What do Prussian Kings want?

[personal profile] selenak 2019-12-04 07:57 am (UTC)(link)

So, Dad was a bit embarassed of me
he was just somewhat embarassing to look at

*grimace*


Trust you to catch that. When I learned about F1 being dropped as a baby and as a result spending his life with a broken shoulder, being called "der schiefe Fritz" by his people, I thought that illustrates how you can never trust court paintings, among so many other things. Him being on such bad terms with his father that he wanted a guarantee he wouldn't get murdered the last time he visited him was a non-surprise, too.

And he *wanted* better quality relationships, including with various members of his family (not including EC), and couldn't always figure out how.

(From your reply to my Heinrich comment in the earlier post.)

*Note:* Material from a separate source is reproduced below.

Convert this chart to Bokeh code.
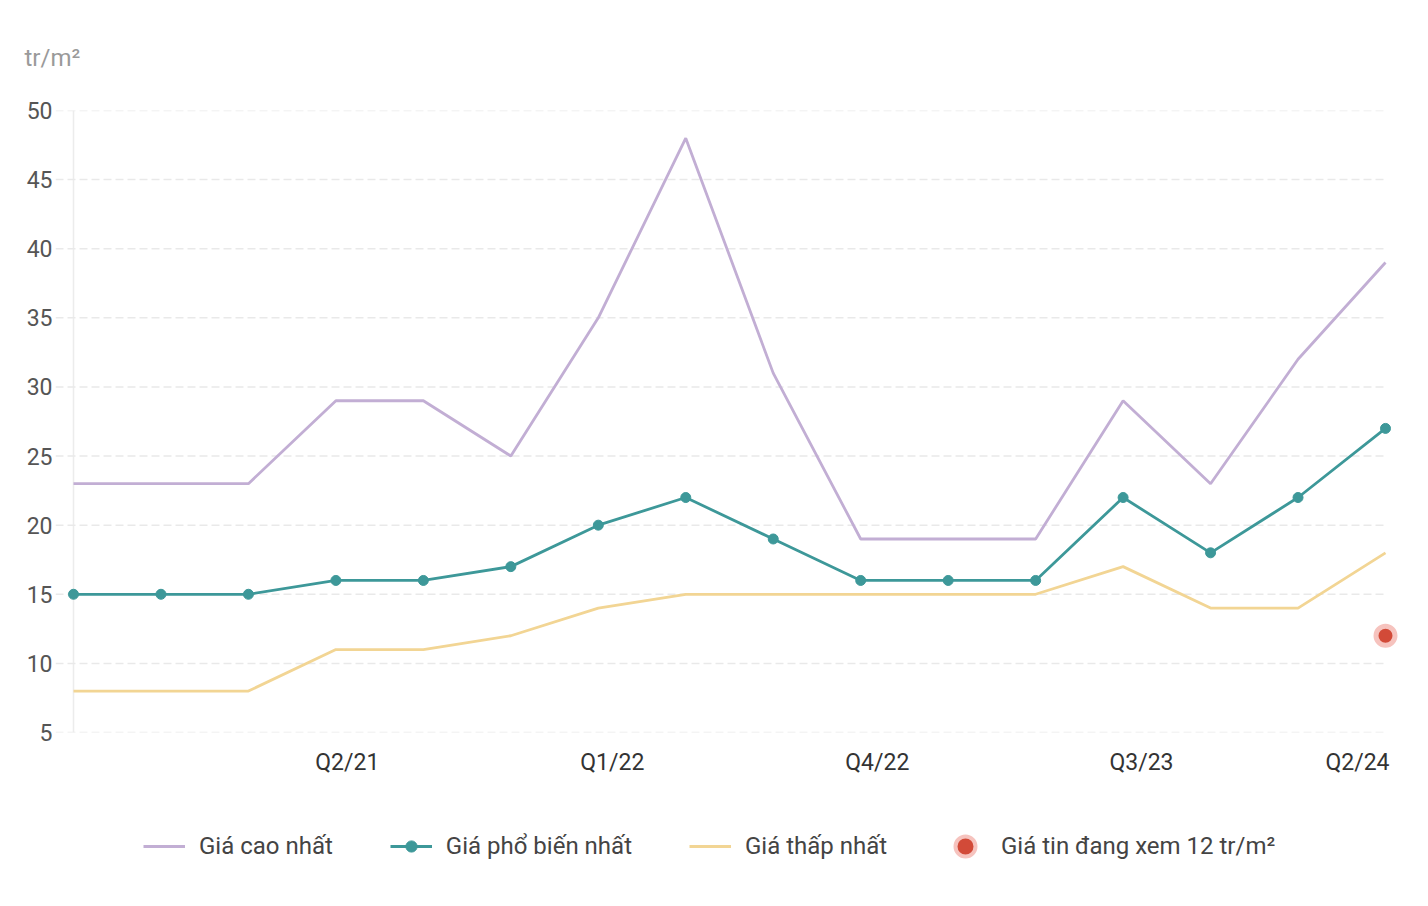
from bokeh.plotting import figure
from bokeh.layouts import column
from bokeh.models import Range1d, FixedTicker, Span, Legend, LegendItem
from bokeh.embed import file_html
from bokeh.resources import INLINE

quarters = ["Q3/20", "Q4/20", "Q1/21", "Q2/21", "Q3/21", "Q4/21", "Q1/22", "Q2/22",
            "Q3/22", "Q4/22", "Q1/23", "Q2/23", "Q3/23", "Q4/23", "Q1/24", "Q2/24"]
gia_cao = [23, 23, 23, 29, 29, 25, 35, 48, 31, 19, 19, 19, 29, 23, 32, 39]
gia_pho_bien = [15, 15, 15, 16, 16, 17, 20, 22, 19, 16, 16, 16, 22, 18, 22, 27]
gia_thap = [8, 8, 8, 11, 11, 12, 14, 15, 15, 15, 15, 15, 17, 14, 14, 18]
gia_tin_xem = 12
y_ticks = [5, 10, 15, 20, 25, 30, 35, 40, 45, 50]
x_tick_labels = ["Q2/21", "Q1/22", "Q4/22", "Q3/23", "Q2/24"]
x_tick_pos = [3.13, 6.16, 9.19, 12.21, 14.68]
legend_labels = ["Giá cao nhất", "Giá phổ biến nhất", "Giá thấp nhất", "Giá tin đang xem 12 tr/m²"]

C_CAO, C_PB, C_THAP = "#c2aed4", "#3d9899", "#f2d594"
C_DOT, C_HALO = "#d24a38", "#f6c3be"

x = list(range(len(quarters)))
FONT = "Roboto"

p = figure(width=1428, height=790, output_backend="svg", toolbar_location=None,
           x_range=Range1d(-0.2058, 15.1715), y_range=Range1d(5, 50),
           min_border_left=55, min_border_right=28, min_border_top=110,
           min_border_bottom=58)
p.outline_line_color = None
p.background_fill_color = "white"
p.border_fill_color = "white"

# title
p.title.text = "tr/m²"
p.title.text_font = FONT
p.title.text_font_size = "24px"
p.title.text_font_style = "normal"
p.title.text_color = "#9a9a9a"
p.title.align = "left"
p.title.offset = -31
p.title.standoff = 78

# grid (dashed, drawn up to last point)
p.xgrid.visible = False
p.ygrid.visible = False
p.segment(x0=[-0.2058] * len(y_ticks), x1=[15] * len(y_ticks), y0=y_ticks, y1=y_ticks,
          line_color="#e9e9e9", line_width=1.5, line_dash="8 4")
p.add_layout(Span(location=0, dimension="height", line_color="#ececec", line_width=1.5,
                  level="underlay"))

# axes
p.yaxis.ticker = FixedTicker(ticks=y_ticks)
p.yaxis.axis_line_color = None
p.yaxis.major_tick_line_color = None
p.yaxis.minor_tick_line_color = None
p.yaxis.major_tick_out = 0
p.yaxis.minor_tick_out = 0
p.yaxis.major_label_standoff = 3
p.yaxis.major_label_text_font = FONT
p.yaxis.major_label_text_font_size = "23px"
p.yaxis.major_label_text_color = "#555555"

p.xaxis.ticker = FixedTicker(ticks=x_tick_pos)
p.xaxis.major_label_overrides = {t: l for t, l in zip(x_tick_pos, x_tick_labels)}
p.xaxis.axis_line_color = None
p.xaxis.major_tick_line_color = None
p.xaxis.minor_tick_line_color = None
p.xaxis.major_tick_out = 0
p.xaxis.minor_tick_out = 0
p.xaxis.major_label_standoff = 16
p.xaxis.major_label_text_font = FONT
p.xaxis.major_label_text_font_size = "23px"
p.xaxis.major_label_text_color = "#333333"

# series
p.line(x, gia_cao, line_color=C_CAO, line_width=2.8)
p.line(x, gia_pho_bien, line_color=C_PB, line_width=2.8)
p.scatter(x, gia_pho_bien, size=10, fill_color=C_PB, line_color=C_PB)
p.line(x, gia_thap, line_color=C_THAP, line_width=2.8)
p.scatter([x[-1]], [gia_tin_xem], size=19, fill_color=C_DOT, line_color=C_HALO, line_width=5)

# legend strip (separate figure so nothing gets clipped; its data ranges show no marks)
lg = figure(width=1428, height=116, output_backend="svg", toolbar_location=None,
            x_range=Range1d(100, 101), y_range=Range1d(100, 101),
            min_border_left=0, min_border_right=0, min_border_top=0, min_border_bottom=0)
lg.axis.visible = False
lg.grid.visible = False
lg.outline_line_color = None
lg.border_fill_color = "white"

l_cao = lg.line(x, gia_cao, line_color=C_CAO, line_width=2.8)
l_pb1 = lg.line(x, gia_pho_bien, line_color=C_PB, line_width=2.8)
l_pb2 = lg.scatter(x, gia_pho_bien, fill_color=C_PB, line_color=C_PB)
l_thap = lg.line(x, gia_thap, line_color=C_THAP, line_width=2.8)
l_dot = lg.scatter([x[-1]], [gia_tin_xem], fill_color=C_DOT, line_color=C_HALO, line_width=4)

def style(leg, gw, gh, standoff):
    leg.orientation = "horizontal"
    leg.label_text_font = FONT
    leg.label_text_font_size = "24px"
    leg.label_text_color = "#444444"
    leg.glyph_width = gw
    leg.glyph_height = gh
    leg.label_standoff = standoff
    leg.spacing = 57
    leg.padding = 0
    leg.margin = 0
    leg.border_line_color = None
    leg.background_fill_alpha = 0

# column() aligns frames, so the strip's frame starts at x=55
leg1 = Legend(items=[
    LegendItem(label=legend_labels[0], renderers=[l_cao]),
    LegendItem(label=legend_labels[1], renderers=[l_pb1, l_pb2]),
    LegendItem(label=legend_labels[2], renderers=[l_thap]),
], location=(88, 46))
style(leg1, 42, 28, 14)
leg2 = Legend(items=[LegendItem(label=legend_labels[3], renderers=[l_dot])],
              location=(885, 35))
style(leg2, 50, 50, 11)
lg.add_layout(leg1)
lg.add_layout(leg2)

layout = column(p, lg, spacing=0)
open("out.html", "w").write(file_html(layout, INLINE))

This is as good a place as any to discuss this: what did he want out of his family relationships? I mean, emotionally; the political aspects - AW as crown prince, the sisters as useful for alliances, Heinrich turning out to be a gifted general and diplomat - are clear and would have been there for any King of and in Prussia, they weren't Fritz specific. Since he must have figured out rather early on he would not have children of his own, did he see them - given the huge age gap between him and the younger ones especially - mostly as the kids he wouldn't have and wanted them to treat him as a replacement father (only better)? Did he seek out the kind of companionship he had with Wilhelmine when they were children and tried to recreate it with them? Both? Either? What?
Edited 2019-12-04 11:00 (UTC)
mildred_of_midgard: (Default)

Re: What do Prussian Kings want?

[personal profile] mildred_of_midgard 2019-12-08 01:56 am (UTC)(link)
Trust you to catch that.

:D [personal profile] cahn can tell you from our Tillerman discussions, cross-referencing is a strong point of mine.

what did he want out of his family relationships? I mean, emotionally;

Oh, boy. This is probably not something that has a simple answer. The first thing that comes to mind is that his taking over their education is probably exactly him trying to be a replacement father, only better. I mean, aside from his convictions about education being objectively necessary, he was giving them something he'd had to fight for, and I think he expected gratitude in return. Furthermore, he was an inveterate advice-giver to all and sundry, and I think he had good intentions there even when completely obliviousness. I think as older brother and surrogate father (and eventual uncle) he intended to graciously pass on the benefits of his hard-earned wisdom to them.

Companionship: yes, probably, especially as they got older. (Wilhelmine is a given here.) Heinrich outliving him was evidently a godsend here.

Affection: I think this was a big one. Fritz craved affection all his life and could never seem to get enough, possibly related to the number of people he did not treat in such a way as to inspire affection, or consistent affection (I am struck by the number of people who left and came back, because they found him irresistible even when dysfunctional).

And because of his control issues: not feeling threatened ever. This is, I believe, why he so thoroughly isolated them, his mother, his wife, everyone, from the center of power, and only let them approach it from a distance later on, insofar as he felt safe doing so. It is impossible to overestimate Fritz's fear of losing even a tiny bit of control.

Oh, Fritz. You can see he tried, you can see he more or less succeeded with some of the family members, but wow were some of those relationships disastrous.

Family therapy and hugs for everyone.